> **DIRECTIVE**: Write out all the entries word for word, but skip any images.

[Code that draws figures]
[start]

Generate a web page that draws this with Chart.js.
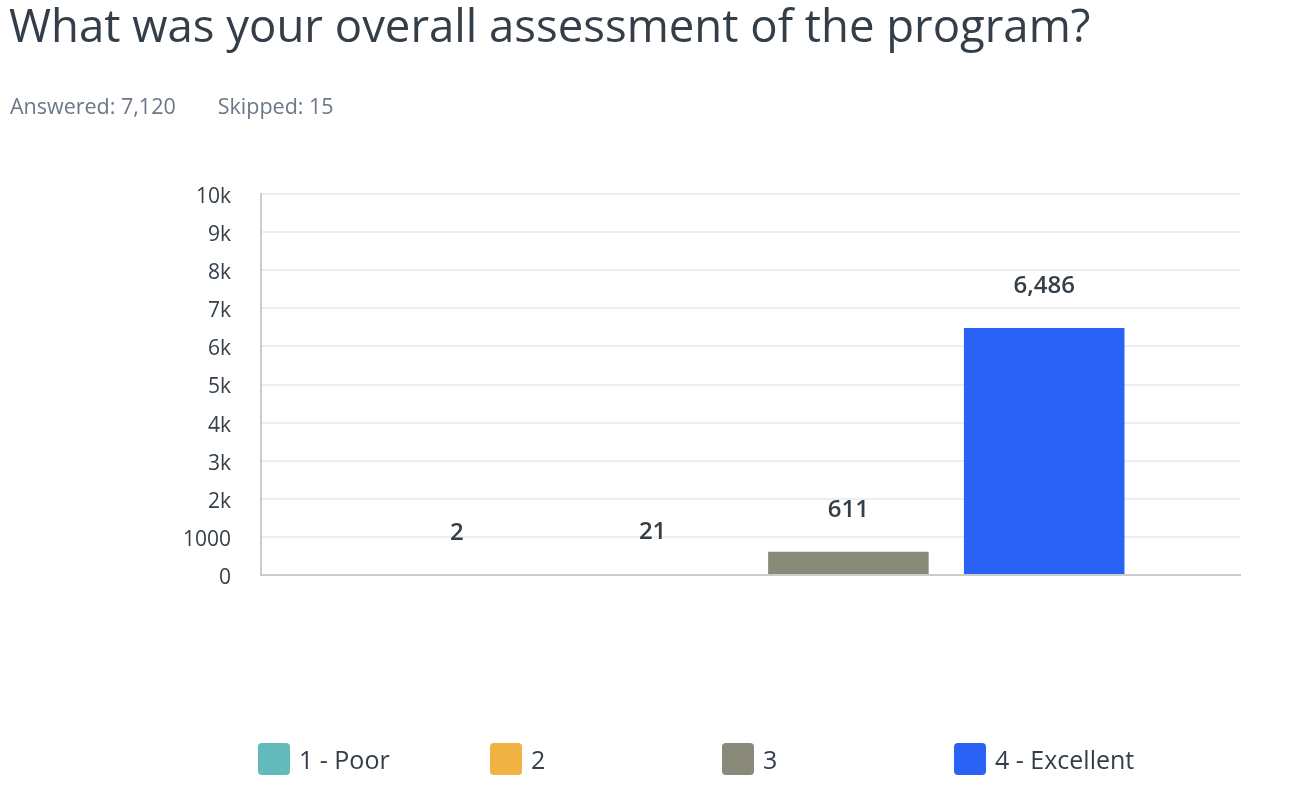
<!DOCTYPE html>
<html>
<head>
<meta charset="utf-8">
<script src="https://cdn.jsdelivr.net/npm/chart.js@4"></script>
<style>
  body { margin: 0; background: #fff; font-family: "Open Sans", sans-serif; }
  #wrap { position: relative; width: 1292px; height: 786px; overflow: hidden; }
  #title { position: absolute; left: 9px; top: -7px; font-size: 45.5px; color: #333e48; white-space: nowrap; }
  #stats { position: absolute; left: 10px; top: 91px; font-size: 21.5px; color: #6b7787; }
  #stats span { margin-right: 42px; }
  #chart-box { position: absolute; left: 0; top: 0; width: 1292px; height: 786px; }
  #legend { position: absolute; left: 258px; top: 742px; display: flex; }
  .item { width: 232px; display: flex; align-items: center; font-size: 25px; color: #333e48; }
  .swatch { width: 32px; height: 32px; border-radius: 4px; margin-right: 9px; }
</style>
</head>
<body>
<div id="wrap">
  <div id="chart-box"><canvas id="chart"></canvas></div>
  <div id="title">What was your overall assessment of the program?</div>
  <div id="stats"><span>Answered: 7,120</span><span>Skipped: 15</span></div>
  <div id="legend"></div>
</div>
<script>
// Answer options and how many picked each
const answers = ["1 - Poor", "2", "3", "4 - Excellent"];
const counts = [2, 21, 611, 6486];
const colors = ["#62babd", "#efb243", "#8a8a7a", "#2962f5"];
const yTickLabels = ["0", "1000", "2k", "3k", "4k", "5k", "6k", "7k", "8k", "9k", "10k"];

// one bar per answer, all in the same category
const datasets = answers.map((name, i) => ({
  label: name,
  data: [counts[i]],
  backgroundColor: colors[i],
  barPercentage: 0.82,
  categoryPercentage: 0.8,
  inflateAmount: 0
}));

// value above each bar
const valueLabels = {
  id: "valueLabels",
  afterDatasetsDraw(chart) {
    const ctx = chart.ctx;
    ctx.save();
    ctx.font = "600 24px 'Open Sans'";
    ctx.fillStyle = "#333e48";
    ctx.textAlign = "center";
    ctx.textBaseline = "middle";
    chart.data.datasets.forEach((ds, i) => {
      const bar = chart.getDatasetMeta(i).data[0];
      ctx.fillText(ds.data[0].toLocaleString("en-US"), bar.x, bar.y - 42);
    });
    ctx.restore();
  }
};

new Chart(document.getElementById("chart"), {
  type: "bar",
  data: { labels: [""], datasets },
  plugins: [valueLabels],
  options: {
    responsive: true,
    maintainAspectRatio: false,
    animation: false,
    layout: { padding: { top: 194, right: 52, bottom: 211, left: 0 } },
    plugins: { legend: { display: false }, tooltip: { enabled: false } },
    scales: {
      x: {
        ticks: { display: false },
        grid: { display: false, drawTicks: false },
        // axis line drawn over the tiny bars
        border: { color: "#cccccc", width: 2, z: 1 },
        afterFit(scale) { scale.height = 0; }
      },
      y: {
        min: 0,
        max: 10000,
        ticks: {
          stepSize: 1000,
          padding: 30,
          labelOffset: 3,
          color: "#333e48",
          font: { family: "Open Sans", size: 21 },
          callback: (v, i) => yTickLabels[i]
        },
        grid: { color: "#eeeeee", lineWidth: 2, drawTicks: false },
        border: { color: "#cccccc", width: 2 },
        afterFit(scale) { scale.width = 261; }
      }
    }
  }
});

// legend in the page, fixed width per entry
const legend = document.getElementById("legend");
answers.forEach((name, i) => {
  const item = document.createElement("div");
  item.className = "item";
  item.innerHTML = `<div class="swatch" style="background:${colors[i]}"></div>${name}`;
  legend.appendChild(item);
});
</script>
</body>
</html>
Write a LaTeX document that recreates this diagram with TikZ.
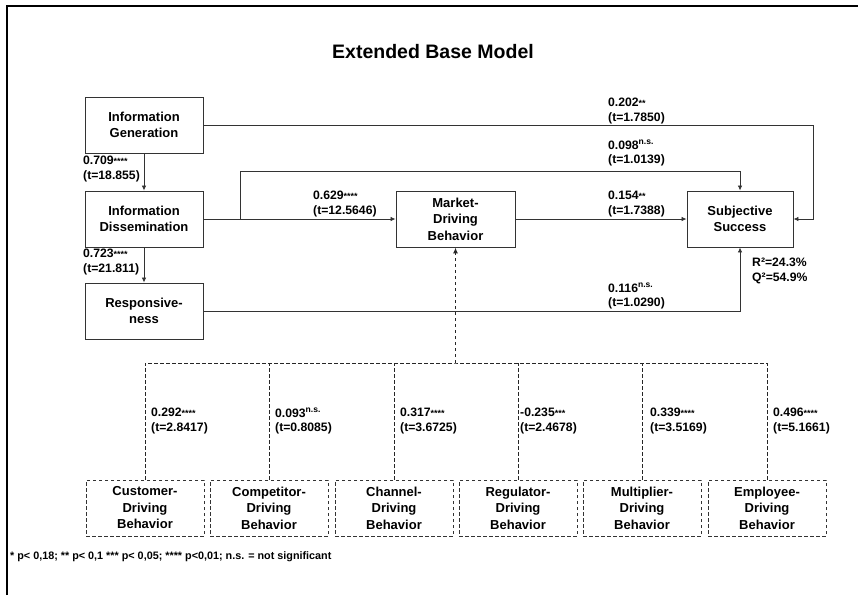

[end]

> **EXERCISE RESULT**:
Generate a web page that draws this with Chart.js.
<!DOCTYPE html>
<html>
<head>
<meta charset="utf-8">
<script src="https://cdn.jsdelivr.net/npm/chart.js@4"></script>
<style>
  body { margin: 0; background: #fff; font-family: "Open Sans", sans-serif; }
  #wrap { position: relative; width: 1292px; height: 786px; overflow: hidden; }
  #title { position: absolute; left: 9px; top: -7px; font-size: 45.5px; color: #333e48; white-space: nowrap; }
  #stats { position: absolute; left: 10px; top: 91px; font-size: 21.5px; color: #6b7787; }
  #stats span { margin-right: 42px; }
  #chart-box { position: absolute; left: 0; top: 0; width: 1292px; height: 786px; }
  #legend { position: absolute; left: 258px; top: 742px; display: flex; }
  .item { width: 232px; display: flex; align-items: center; font-size: 25px; color: #333e48; }
  .swatch { width: 32px; height: 32px; border-radius: 4px; margin-right: 9px; }
</style>
</head>
<body>
<div id="wrap">
  <div id="chart-box"><canvas id="chart"></canvas></div>
  <div id="title">What was your overall assessment of the program?</div>
  <div id="stats"><span>Answered: 7,120</span><span>Skipped: 15</span></div>
  <div id="legend"></div>
</div>
<script>
// Answer options and how many picked each
const answers = ["1 - Poor", "2", "3", "4 - Excellent"];
const counts = [2, 21, 611, 6486];
const colors = ["#62babd", "#efb243", "#8a8a7a", "#2962f5"];
const yTickLabels = ["0", "1000", "2k", "3k", "4k", "5k", "6k", "7k", "8k", "9k", "10k"];

// one bar per answer, all in the same category
const datasets = answers.map((name, i) => ({
  label: name,
  data: [counts[i]],
  backgroundColor: colors[i],
  barPercentage: 0.82,
  categoryPercentage: 0.8,
  inflateAmount: 0
}));

// value above each bar
const valueLabels = {
  id: "valueLabels",
  afterDatasetsDraw(chart) {
    const ctx = chart.ctx;
    ctx.save();
    ctx.font = "600 24px 'Open Sans'";
    ctx.fillStyle = "#333e48";
    ctx.textAlign = "center";
    ctx.textBaseline = "middle";
    chart.data.datasets.forEach((ds, i) => {
      const bar = chart.getDatasetMeta(i).data[0];
      ctx.fillText(ds.data[0].toLocaleString("en-US"), bar.x, bar.y - 42);
    });
    ctx.restore();
  }
};

new Chart(document.getElementById("chart"), {
  type: "bar",
  data: { labels: [""], datasets },
  plugins: [valueLabels],
  options: {
    responsive: true,
    maintainAspectRatio: false,
    animation: false,
    layout: { padding: { top: 194, right: 52, bottom: 211, left: 0 } },
    plugins: { legend: { display: false }, tooltip: { enabled: false } },
    scales: {
      x: {
        ticks: { display: false },
        grid: { display: false, drawTicks: false },
        // axis line drawn over the tiny bars
        border: { color: "#cccccc", width: 2, z: 1 },
        afterFit(scale) { scale.height = 0; }
      },
      y: {
        min: 0,
        max: 10000,
        ticks: {
          stepSize: 1000,
          padding: 30,
          labelOffset: 3,
          color: "#333e48",
          font: { family: "Open Sans", size: 21 },
          callback: (v, i) => yTickLabels[i]
        },
        grid: { color: "#eeeeee", lineWidth: 2, drawTicks: false },
        border: { color: "#cccccc", width: 2 },
        afterFit(scale) { scale.width = 261; }
      }
    }
  }
});

// legend in the page, fixed width per entry
const legend = document.getElementById("legend");
answers.forEach((name, i) => {
  const item = document.createElement("div");
  item.className = "item";
  item.innerHTML = `<div class="swatch" style="background:${colors[i]}"></div>${name}`;
  legend.appendChild(item);
});
</script>
</body>
</html>
Write a LaTeX document that recreates this diagram with TikZ.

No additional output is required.